For Latin America, this is not just merely an episode of aggression but also a profound wound to regional dignity and self-determination, one whose consequences will reverberate far beyond Venezuela. The acting president, former Maduro vice president Delcy Rodriguez, has spoken of “collaboration and dialogue” with Trump and the United States, which is to be understood in terms of tutelage and cooperation with full access to oil. This so far has been endorsed by the entire executive branch, the military leadership, and the United Socialist Party of Venezuela (PSUV). It remains to be seen whether fractures will emerge.
It is important that Trump is going for this “transition” rather than turning to Venezuelan opposition leaders Edmundo Gonzalez and Maria Corina Machado because he believes it can guarantee him greater control and stabilization for his plans of colonial or semi-colonial domination.
Since returning to office, Donald Trump has dramatically escalated U.S. pressure on Venezuela.

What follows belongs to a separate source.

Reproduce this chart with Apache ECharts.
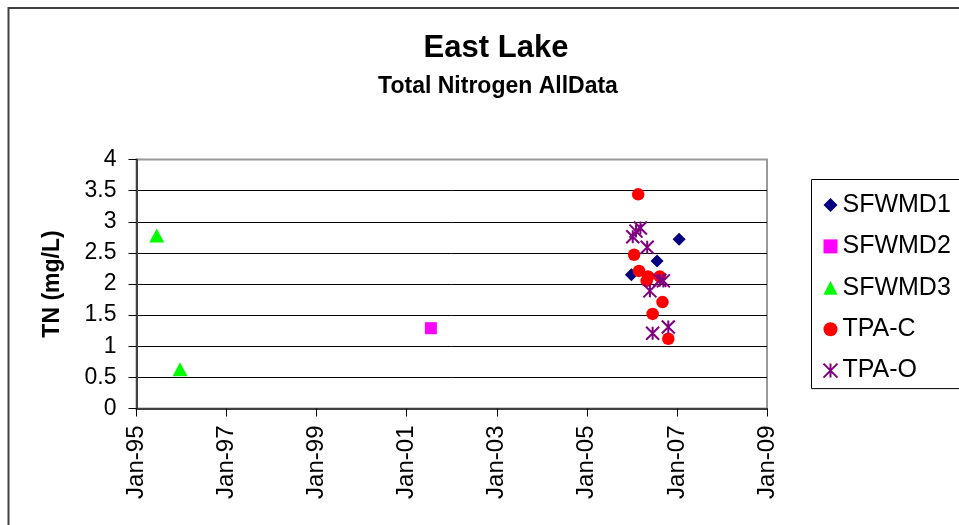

What began as sanctions and rhetorical threats has increasingly taken the form of military intimidation, maritime attacks, oil seizures, and covert dealmaking—often justified under the language of “counter-narcotics” or “national security.” At the time of this interview (before the January 3 attack and abduction), the U.S. had carried out over 30 attacks on boats in the Caribbean and eastern Pacific, killing at least 107 people.

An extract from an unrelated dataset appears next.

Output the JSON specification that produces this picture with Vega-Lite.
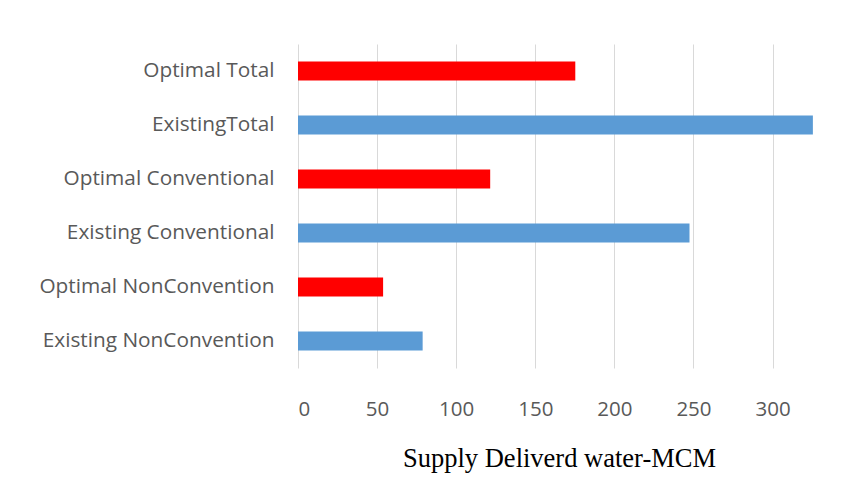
{
  "$schema": "https://vega.github.io/schema/vega-lite/v6.json",
  "width": 522,
  "height": 324,
  "autosize": {"type": "none"},
  "padding": {"left": 298, "top": 44, "right": 35, "bottom": 129},
  "background": "white",
  "config": {"view": {"stroke": null}},
  "data": {
    "values": [
      {"category": "Optimal Total", "value": 175.3, "type": "Optimal"},
      {"category": "ExistingTotal", "value": 325.5, "type": "Existing"},
      {"category": "Optimal Conventional", "value": 121.5, "type": "Optimal"},
      {"category": "Existing Conventional", "value": 247.5, "type": "Existing"},
      {"category": "Optimal NonConvention", "value": 53.8, "type": "Optimal"},
      {"category": "Existing NonConvention", "value": 78.8, "type": "Existing"}
    ]
  },
  "mark": {"type": "bar", "size": 19},
  "encoding": {
    "y": {
      "field": "category",
      "type": "nominal",
      "sort": null,
      "title": null,
      "axis": {
        "domain": false,
        "ticks": false,
        "labelPadding": 24,
        "labelFont": "Open Sans",
        "labelFontSize": 20.8,
        "labelColor": "#595959",
        "labelLimit": 400
      }
    },
    "x": {
      "field": "value",
      "type": "quantitative",
      "scale": {"domain": [0, 330], "nice": false},
      "title": "Supply Deliverd water-MCM",
      "axis": {
        "values": [0, 50, 100, 150, 200, 250, 300],
        "domain": false,
        "ticks": false,
        "gridColor": "#d9d9d9",
        "gridWidth": 1,
        "labelPadding": 31,
        "labelFont": "Open Sans",
        "labelFontSize": 20.5,
        "labelColor": "#595959",
        "titleFont": "Liberation Serif",
        "titleFontSize": 26.5,
        "titleFontWeight": "normal",
        "titleColor": "#000000",
        "titlePadding": 26
      }
    },
    "color": {
      "field": "type",
      "type": "nominal",
      "scale": {"domain": ["Optimal", "Existing"], "range": ["#FF0000", "#5B9BD5"]},
      "legend": null
    }
  }
}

At the same time, Trump has quietly extended Chevron’s access to Venezuelan oil under opaque and constitutionally dubious arrangements, even as his administration labels Venezuela a “terrorist state” and doubled the bounty on Nicolás Maduro’s arrest.

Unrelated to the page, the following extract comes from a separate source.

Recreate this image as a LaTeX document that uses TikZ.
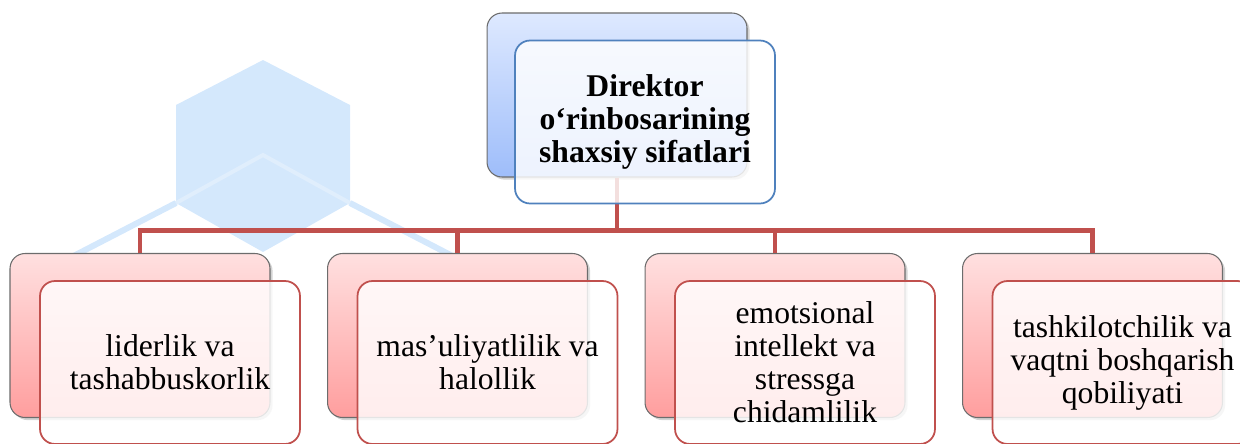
\documentclass[tikz,border=0pt]{standalone}
\usepackage{fontspec}
\setmainfont{Liberation Serif}
\usetikzlibrary{shadows}
\definecolor{connred}{RGB}{192,80,77}
\definecolor{frontblue}{RGB}{79,129,189}
\definecolor{wmblue}{RGB}{212,232,252}
\definecolor{wmlight}{RGB}{224,238,252}
\tikzset{
  backbox/.style={draw=gray!85!black, line width=0.6pt, rounded corners=0.3cm,
    minimum width=5.2cm, minimum height=3.28cm, inner sep=0pt,
    drop shadow={opacity=0.35, shadow xshift=1.5pt, shadow yshift=-1.5pt}},
  pinkback/.style={backbox, top color={rgb,255:red,255;green,224;blue,224}, bottom color={rgb,255:red,255;green,158;blue,158}},
  blueback/.style={backbox, top color={rgb,255:red,222;green,233;blue,255}, bottom color={rgb,255:red,158;green,189;blue,250}},
  frontbox/.style={rounded corners=0.3cm, line width=1pt, minimum width=5.2cm,
    minimum height=3.26cm, inner sep=0pt, align=center, fill=white, fill opacity=0.82, text opacity=1,
    font=\fontsize{18}{18.8}\selectfont},
  pinkfront/.style={frontbox, draw=connred},
  bluefront/.style={frontbox, draw=frontblue, font=\fontsize{18}{18.6}\selectfont\bfseries},
  conn/.style={draw=connred, line width=2.3pt, line join=miter},
  wmline/.style={draw=wmblue, line width=0.12cm}
}
\begin{document}
\begin{tikzpicture}[x=0.02cm, y=-0.02cm]
\useasboundingbox (0,0) rectangle (1240,443);
% watermark
\fill[wmblue] (263,60) -- (350,105) -- (350,203) -- (263,252) -- (176,203) -- (176,105) -- cycle;
\draw[wmlight, line width=0.08cm] (176,203) -- (263,155) -- (350,203);
\draw[wmline] (176,203) -- (60,263);
\draw[wmline] (350,203) -- (466,263);
% back boxes
\node[blueback] (tb) at (617,95) {};
\node[pinkback] (b1) at (140,335.5) {};
\node[pinkback] (b2) at (457.5,335.5) {};
\node[pinkback] (b3) at (775,335.5) {};
\node[pinkback] (b4) at (1092.5,335.5) {};
% connectors
\draw[conn] (tb.south) -- ++(0,53) -| (b1.north);
\draw[conn] (tb.south) -- ++(0,53) -| (b2.north);
\draw[conn] (tb.south) -- ++(0,53) -| (b3.north);
\draw[conn] (tb.south) -- ++(0,53) -| (b4.north);
% front boxes
\node[bluefront] (tf) at (645,122) {Direktor\\o‘rinbosarining\\shaxsiy sifatlari};
\node[pinkfront] (f1) at (170,362.5) {liderlik va\\tashabbuskorlik};
\node[pinkfront] (f2) at (487.5,362.5) {mas’uliyatlilik va\\halollik};
\node[pinkfront] (f3) at (805,362.5) {emotsional\\intellekt va\\stressga\\chidamlilik};
\node[pinkfront] (f4) at (1122.5,362.5) {tashkilotchilik va\\vaqtni boshqarish\\qobiliyati};
\end{tikzpicture}
\end{document}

These developments raise urgent questions: Why is the U.S. escalating now? What explains the contradictions between sanctions, military aggression, and continued oil exploitation? How do internal divisions within Trump’s camp—between hardline regime-change advocates and energy-sector pragmatists—shape U.S. policy? And how has Maduro used U.S. threats to justify intensified repression at home, particularly against workers, left critics, and popular organizations?
To help unpack the meaning and consequences of Trump’s latest moves—and to clarify what an independent, anti-imperialist left position should be—Tempest’s Anderson Bean interviews Venezuelan socialist Gonzalo Gómez from Marea Socialista on Venezuelan politics and U.S.–Latin America relations.
Note: This interview took place before the events of January 3.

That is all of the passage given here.